Effects of Multi-Session Repetitive Transcranial Magnetic Stimulation on Motor Control and Spontaneous Brain Activity in Multiple System Atrophy: A Pilot Study

Abstract

Background: Impaired motor control is one of the most common symptoms of multiple system atrophy (MSA). It arises from dysfunction of the cerebellum and its connected neural networks, including the primary motor cortex (M1), and is associated with altered spontaneous (i.e., resting-state) brain network activity. Non-invasive repetitive transcranial magnetic stimulation (rTMS) selectively facilitates the excitability of supraspinal networks. Repeated rTMS sessions have been shown to induce long-term changes to both resting-state brain dynamics and behavior in several neurodegenerative diseases. Here, we hypothesized that a multi-session rTMS intervention would improve motor control in patients with MSA, and that such improvements would correlate with changes in resting-state brain activity. Methods: Nine participants with MSA received daily sessions of 5 Hz rTMS for 5 days. rTMS targeted both the cerebellum and the bilateral M1. Before and within 3 days after the intervention, motor control was assessed by the motor item of the Unified Multiple System Atrophy Rating Scale (UMSARS). Resting-state brain activity was recorded by blood-oxygen-level dependency (BOLD) functional magnetic resonance imaging. The "complexity" of resting-state brain activity fluctuations was quantified within seven well-known functional cortical networks using multiscale entropy, a technique that estimates the degree of irregularity of the BOLD time-series across multiple scales of time. Results: The rTMS intervention was well-attended and was not associated with any adverse events. Average motor scores were lower (i.e., better performance) following the rTMS intervention as compared to baseline (t₈ = 2.3, p = 0.003). Seven of nine participants exhibited such pre-to-post intervention improvements. A trend toward an increase in resting-state complexity was observed within the motor network (t₈ = 1.86, p = 0.07). Participants who exhibited greater increases in motor network resting-state complexity demonstrated greater improvement in motor control (r²= 0.72, p = 0.004). Conclusion: This pilot study demonstrated that a five-session rTMS intervention targeting the cerebellum and bilateral M1 is feasible and safe for those with MSA. More definitive, well-controlled trials are warranted to confirm our preliminary results that rTMS may alleviate the severity of motor dysfunction and modulate the multiscale dynamics of motor network brain activity.

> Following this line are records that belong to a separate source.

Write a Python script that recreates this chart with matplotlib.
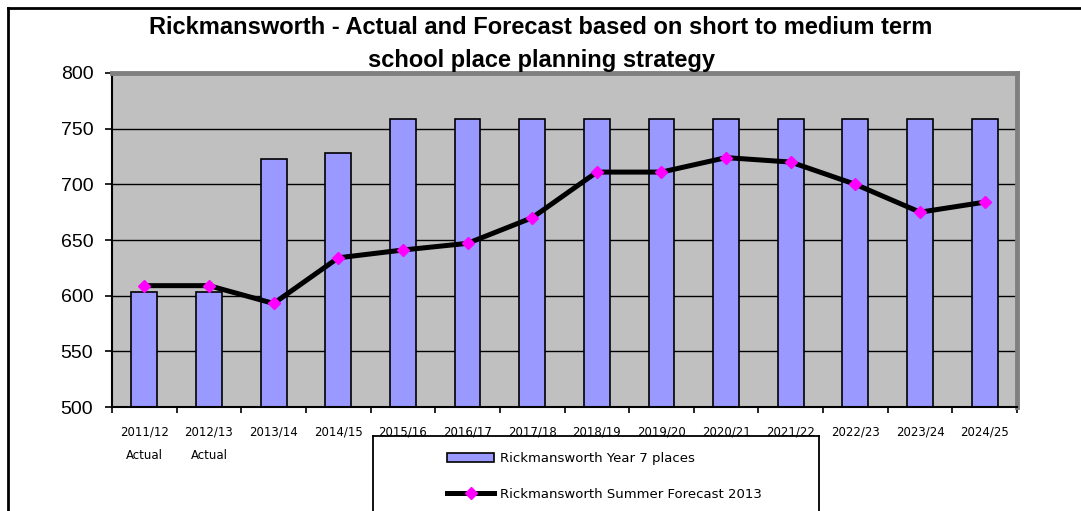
import matplotlib.pyplot as plt
from matplotlib.lines import Line2D
import numpy as np

years = ["2011/12", "2012/13", "2013/14", "2014/15", "2015/16", "2016/17", "2017/18",
         "2018/19", "2019/20", "2020/21", "2021/22", "2022/23", "2023/24", "2024/25"]
tick_labels = ["2011/12\nActual", "2012/13\nActual"] + years[2:]
places = [603, 603, 723, 728, 759, 759, 759, 759, 759, 759, 759, 759, 759, 759]
forecast = [609, 609, 593, 634, 641, 647, 670, 711, 711, 724, 720, 700, 675, 684]

W, H = 1081, 511
fig = plt.figure(figsize=(W / 100, H / 100), dpi=100)
ax = fig.add_axes([112 / W, 1 - 407 / H, (1017 - 112) / W, (407 - 73) / H])

x = np.arange(len(years))
ax.set_facecolor("#C0C0C0")
bars = ax.bar(x, places, width=0.4, color="#9999FF", edgecolor="black", linewidth=1.2,
              label="Rickmansworth Year 7 places", zorder=2)
line, = ax.plot(x, forecast, color="black", linewidth=3.6, marker="D", markersize=6.5,
                markerfacecolor="#FF00FF", markeredgecolor="#FF00FF",
                label="Rickmansworth Summer Forecast 2013", zorder=3)

ax.set_ylim(500, 800)
ax.set_xlim(-0.5, len(years) - 0.5)
ax.set_yticks(range(500, 801, 50))
ax.yaxis.grid(True, color="black", linewidth=1)
ax.set_axisbelow(True)

ax.set_xticks(x)
ax.set_xticklabels(tick_labels, fontsize=8.5, family="DejaVu Sans", linespacing=2.1, va="top")
ax.set_xticks(np.arange(-0.5, len(years)), minor=True)
ax.tick_params(axis="x", which="major", length=0, pad=13)
ax.tick_params(axis="x", which="minor", length=4, width=1.2, direction="out")
ax.tick_params(axis="y", length=5, width=1.2, pad=8.5, labelsize=14)
for lab in ax.get_yticklabels():
    lab.set_family("Liberation Sans")

for side in ("top", "right"):
    ax.spines[side].set_color("#808080")
    ax.spines[side].set_linewidth(3.5)
for side in ("left", "bottom"):
    ax.spines[side].set_color("black")
    ax.spines[side].set_linewidth(1.5)

# title
fig.text(541 / W, 1 - 28 / H, "Rickmansworth - Actual and Forecast based on short to medium term",
         ha="center", va="center", fontsize=17, fontweight="bold", family="Liberation Sans")
fig.text(541 / W, 1 - 60 / H, "school place planning strategy",
         ha="center", va="center", fontsize=17, fontweight="bold", family="Liberation Sans")

# legend, box runs off the bottom of the figure
leg = fig.legend([bars, line], [bars.get_label(), line.get_label()],
                 loc="upper left", bbox_to_anchor=(435 / W, 1 - 440 / H), frameon=False,
                 handlelength=3.6, handletextpad=0.45, labelspacing=1.75,
                 prop={"family": "DejaVu Sans", "size": 9.5})
for xs, ys in (((373, 373), (436, 520)), ((373, 819), (436, 436)), ((819, 819), (436, 520))):
    fig.add_artist(Line2D([v / W for v in xs], [1 - v / H for v in ys], color="black", linewidth=1.3))

# outer frame
fig.add_artist(Line2D([8 / W, 1], [1 - 8 / H, 1 - 8 / H], color="black", linewidth=2))
fig.add_artist(Line2D([8 / W, 8 / W], [1 - 8 / H, 0], color="black", linewidth=2))

fig.savefig("out.png", dpi=100)
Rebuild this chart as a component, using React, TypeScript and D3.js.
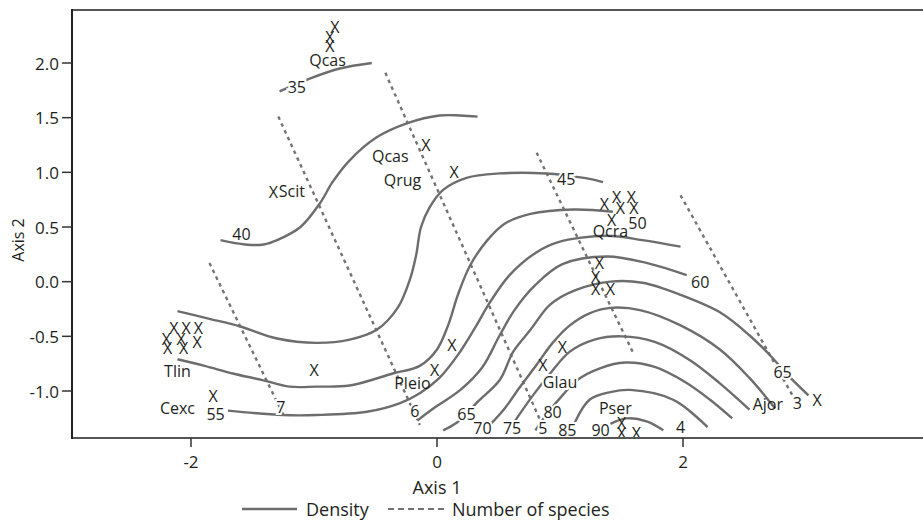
import React from "react";
import * as d3 from "d3";

// ---- axis ticks ----
const xTicks = [-2, 0, 2];
const yTicks = [2.0, 1.5, 1.0, 0.5, 0.0, -0.5, -1.0];

// ---- density contours (Axis 1, Axis 2) ----
const density35 = [[-1.28, 1.74], [-1.22, 1.77], [-1.03, 1.86], [-0.79, 1.95], [-0.53, 2.0]];
const density40 = [[-1.76, 0.38], [-1.56, 0.34], [-1.41, 0.34], [-1.3, 0.38], [-1.11, 0.5], [-0.95, 0.72], [-0.85, 0.91], [-0.71, 1.11], [-0.49, 1.32], [-0.24, 1.45], [0.02, 1.52], [0.19, 1.52], [0.33, 1.51]];
const density45 = [[-2.11, -0.27], [-1.85, -0.34], [-1.6, -0.41], [-1.3, -0.52], [-0.98, -0.56], [-0.71, -0.53], [-0.49, -0.44], [-0.32, -0.24], [-0.22, 0.02], [-0.17, 0.24], [-0.13, 0.5], [-0.06, 0.68], [0.05, 0.84], [0.24, 0.95], [0.51, 0.99], [0.89, 0.99], [1.06, 0.97], [1.24, 0.94], [1.35, 0.91]];
const density50 = [[-2.11, -0.71], [-1.89, -0.77], [-1.66, -0.84], [-1.42, -0.9], [-1.2, -0.96], [-0.98, -0.96], [-0.71, -0.95], [-0.36, -0.84], [-0.14, -0.77], [0.0, -0.62], [0.09, -0.4], [0.17, -0.12], [0.27, 0.15], [0.41, 0.38], [0.55, 0.53], [0.76, 0.62], [1.11, 0.66], [1.43, 0.64]];
const density55 = [[-1.7, -1.18], [-1.25, -1.22], [-0.98, -1.22], [-0.57, -1.19], [-0.3, -1.11], [-0.14, -1.02], [0.02, -0.88], [0.17, -0.67], [0.31, -0.42], [0.43, -0.19], [0.59, 0.06], [0.81, 0.27], [0.98, 0.36], [1.38, 0.42], [1.67, 0.38], [1.98, 0.32]];
const density60 = [[-0.16, -1.27], [-0.03, -1.16], [0.19, -0.99], [0.37, -0.78], [0.51, -0.49], [0.63, -0.26], [0.8, -0.03], [1.02, 0.16], [1.38, 0.23], [1.71, 0.17], [2.03, 0.06]];
const density65 = [[0.05, -1.36], [0.16, -1.29], [0.24, -1.21], [0.33, -1.1], [0.51, -0.9], [0.62, -0.64], [0.76, -0.44], [0.92, -0.21], [1.12, -0.08], [1.41, 0.0], [1.67, -0.01], [1.98, -0.12], [2.3, -0.28], [2.54, -0.49], [2.73, -0.7], [2.83, -0.83], [3.02, -1.04]];
const density70 = [[0.43, -1.31], [0.55, -1.16], [0.67, -0.97], [0.81, -0.76], [0.94, -0.56], [1.08, -0.4], [1.24, -0.29], [1.41, -0.24], [1.65, -0.26], [1.98, -0.4], [2.3, -0.62], [2.54, -0.88], [2.75, -1.16]];
const density75 = [[0.63, -1.28], [0.78, -1.04], [0.92, -0.84], [1.08, -0.64], [1.28, -0.53], [1.5, -0.5], [1.77, -0.55], [2.06, -0.72], [2.3, -0.93], [2.54, -1.17]];
const density80 = [[0.8, -1.36], [0.9, -1.2], [1.02, -1.04], [1.14, -0.9], [1.33, -0.79], [1.53, -0.74], [1.77, -0.78], [2.02, -0.92], [2.22, -1.08], [2.4, -1.25]];
const density85 = [[1.12, -1.29], [1.24, -1.08], [1.41, -1.01], [1.57, -0.99], [1.92, -1.08], [2.2, -1.33]];
const density90 = [[1.41, -1.3], [1.54, -1.25], [1.71, -1.28], [1.84, -1.36]];
const densityCurves = [density35, density40, density45, density50, density55, density60, density65, density70, density75, density80, density85, density90];

// ---- number of species isolines ----
const species7 = [[-1.85, 0.17], [-1.24, -1.24]];
const species6 = [[-1.29, 1.51], [-0.14, -1.31]];
const species5 = [[-0.42, 1.91], [0.84, -1.27]];
const species4 = [[0.81, 1.18], [1.59, -0.64]];
const species3 = [[1.98, 0.79], [2.89, -1.04]];
const speciesLines = [species7, species6, species5, species4, species3];

// ---- sites (X markers) ----
const siteX = [-0.83, -0.87, -0.87, -0.09, 0.14, -1.33, -2.14, -2.04, -1.94, -2.2, -2.08, -1.95, -2.19, -2.06, -1.0, -1.82, -0.02, 0.12, 0.86, 1.02, 1.36, 1.46, 1.58, 1.49, 1.6, 1.42, 1.32, 1.29, 1.29, 1.41, 1.5, 1.5, 1.62, 3.09];
const siteY = [2.33, 2.24, 2.16, 1.25, 1.0, 0.82, -0.42, -0.42, -0.42, -0.52, -0.52, -0.55, -0.61, -0.61, -0.81, -1.05, -0.81, -0.58, -0.76, -0.6, 0.71, 0.77, 0.77, 0.67, 0.67, 0.56, 0.17, 0.04, -0.07, -0.07, -1.29, -1.38, -1.38, -1.08];

// ---- species names ----
const speciesNames = ["Qcas", "Qcas", "Qrug", "Scit", "Tlin", "Cexc", "Pleio", "Glau", "Qcra", "Pser", "Ajor"];
const speciesNameX = [-0.89, -0.38, -0.28, -1.18, -2.11, -2.11, -0.2, 1.0, 1.41, 1.45, 2.69];
const speciesNameY = [2.03, 1.15, 0.93, 0.83, -0.82, -1.16, -0.93, -0.92, 0.46, -1.16, -1.12];

// ---- contour labels ----
const contourText = ["35", "40", "45", "50", "55", "60", "65", "65", "70", "75", "80", "85", "90", "7", "6", "5", "4", "3"];
const contourX = [-1.14, -1.59, 1.05, 1.63, -1.8, 2.14, 2.81, 0.24, 0.37, 0.61, 0.94, 1.06, 1.33, -1.27, -0.18, 0.86, 1.98, 2.93];
const contourY = [1.78, 0.44, 0.94, 0.54, -1.21, 0.0, -0.83, -1.21, -1.34, -1.34, -1.19, -1.36, -1.36, -1.15, -1.18, -1.34, -1.33, -1.11];

const legendItems = ["Density", "Number of species"];

const W = 923;
const H = 521;
const FONT = "'Open Sans', 'Noto Sans', sans-serif";
const TEXT = "#231f20";
const LINE = "#6d6d6d";

const fmtY = (v: number) => d3.format(".1f")(v).replace("\u2212", "-");

export default function App() {
  const x = d3.scaleLinear().domain([-2, 2]).range([191, 683]);
  const y = d3.scaleLinear().domain([-1, 2]).range([391, 63]);
  const left = 72, top = 10, bottom = 438;

  const curve = d3
    .line<number[]>()
    .x((d) => x(d[0]))
    .y((d) => y(d[1]))
    .curve(d3.curveCatmullRom.alpha(0.5));

  return (
    <svg
      width={W}
      height={H}
      style={{ position: "absolute", left: 0, top: 0, background: "#fff" }}
      fontFamily={FONT}
    >
      <rect x={0} y={0} width={W} height={H} fill="#fff" />

      {/* species isolines */}
      {speciesLines.map((l, i) => (
        <path
          key={"s" + i}
          d={curve(l) || ""}
          fill="none"
          stroke="#737373"
          strokeWidth={2.4}
          strokeDasharray="3.5 4"
        />
      ))}

      {/* density contours */}
      {densityCurves.map((c, i) => (
        <path key={"d" + i} d={curve(c) || ""} fill="none" stroke={LINE} strokeWidth={2.4} />
      ))}

      {/* contour labels */}
      {contourText.map((t, i) => (
        <text
          key={"c" + i}
          x={x(contourX[i])}
          y={y(contourY[i])}
          textAnchor="middle"
          dominantBaseline="central"
          fontSize={16}
          fill={TEXT}
          stroke="#fff"
          strokeWidth={4}
          paintOrder="stroke"
        >
          {t}
        </text>
      ))}

      {/* species names */}
      {speciesNames.map((t, i) => (
        <text
          key={"n" + i}
          x={x(speciesNameX[i])}
          y={y(speciesNameY[i])}
          textAnchor="middle"
          dominantBaseline="central"
          fontSize={16}
          fill={TEXT}
          stroke="#fff"
          strokeWidth={i === 7 ? 4 : 0}
          paintOrder="stroke"
        >
          {t}
        </text>
      ))}

      {/* site markers */}
      {siteX.map((v, i) => (
        <text
          key={"x" + i}
          x={x(v)}
          y={y(siteY[i])}
          textAnchor="middle"
          dominantBaseline="central"
          fontSize={16}
          fill={TEXT}
        >
          X
        </text>
      ))}

      {/* frame */}
      <line x1={left} y1={top} x2={W + 5} y2={top} stroke="#555" strokeWidth={2} />
      <line x1={left} y1={bottom} x2={W + 5} y2={bottom} stroke="#555" strokeWidth={2} />
      <line x1={left} y1={top - 1} x2={left} y2={bottom + 1} stroke="#222" strokeWidth={2} />

      {/* y axis */}
      {yTicks.map((t) => (
        <g key={"yt" + t}>
          <line x1={left - 10} x2={left} y1={y(t)} y2={y(t)} stroke="#333" strokeWidth={1.5} />
          <text
            x={left - 13}
            y={y(t)}
            textAnchor="end"
            dominantBaseline="central"
            fontSize={17}
            fill={TEXT}
          >
            {fmtY(t)}
          </text>
        </g>
      ))}
      <text
        transform={`translate(18,240) rotate(-90)`}
        textAnchor="middle"
        dominantBaseline="central"
        fontSize={16}
        fill={TEXT}
      >
        Axis 2
      </text>

      {/* x axis */}
      {xTicks.map((t) => (
        <g key={"xt" + t}>
          <line x1={x(t)} x2={x(t)} y1={bottom} y2={bottom + 9} stroke="#333" strokeWidth={1.5} />
          <text x={x(t)} y={468} textAnchor="middle" fontSize={17} fill={TEXT}>
            {String(t)}
          </text>
        </g>
      ))}
      <text x={x(0)} y={494} textAnchor="middle" fontSize={18} fill={TEXT}>
        Axis 1
      </text>

      {/* legend */}
      <line x1={242} x2={297} y1={509} y2={509} stroke={LINE} strokeWidth={2.4} />
      <text x={306} y={516} fontSize={18} fill={TEXT}>
        {legendItems[0]}
      </text>
      <line x1={388} x2={446} y1={509} y2={509} stroke="#737373" strokeWidth={2} strokeDasharray="6 4" />
      <text x={452} y={516} fontSize={18} fill={TEXT}>
        {legendItems[1]}
      </text>
    </svg>
  );
}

Keywords: motor control; multiple system atrophy; multiscale entropy; repetitive transcranial magnetic stimulation; resting-state fMRI.

FIGURE 1

An example time-series of resting-state BOLD fluctuations within one brain voxel (A) and its corresponding multiscale entropy (MSE) curve (B). The complexity of voxel-level BOLD fluctuations was determined by computing sample entropy across multiple time scales and averaging across said scales. Network-level resting-state complexity was then determined by parceling the brain into seven large-scale networks according to Yeo et al. (2011) and averaging the complexity values associated with all voxels within each network.

FIGURE 2

Participant-level motor control before and after rTMS intervention. Motor control was assessed by the Motor Examination Scale within the Unified Multiple System Atrophy Rating Scale (UMSARS), where lower scores reflect better motor control. After five, once-daily sessions of rTMS targeting the cerebellum and bilateral M1, seven of nine participants exhibited lower motor scores (red lines).

FIGURE 3

Participant-level motor network resting-state complexity before and after rTMS intervention. After five, once-daily sessions of rTMS targeting the cerebellum and bilateral M1, six of nine participants exhibited increased resting-state complexity within the motor network (red lines).

FIGURE 4

Relationship between pre-to-post rTMS intervention changes in motor control and motor network resting-state complexity. From pre-to-post intervention, participants who exhibited greater percent decrease in motor item score (i.e., better performance) demonstrated greater percent increase in resting-state complexity within the motor network (r²= 0.72, p = 0.04). No other relationships between motor control and resting-state complexity reached significance.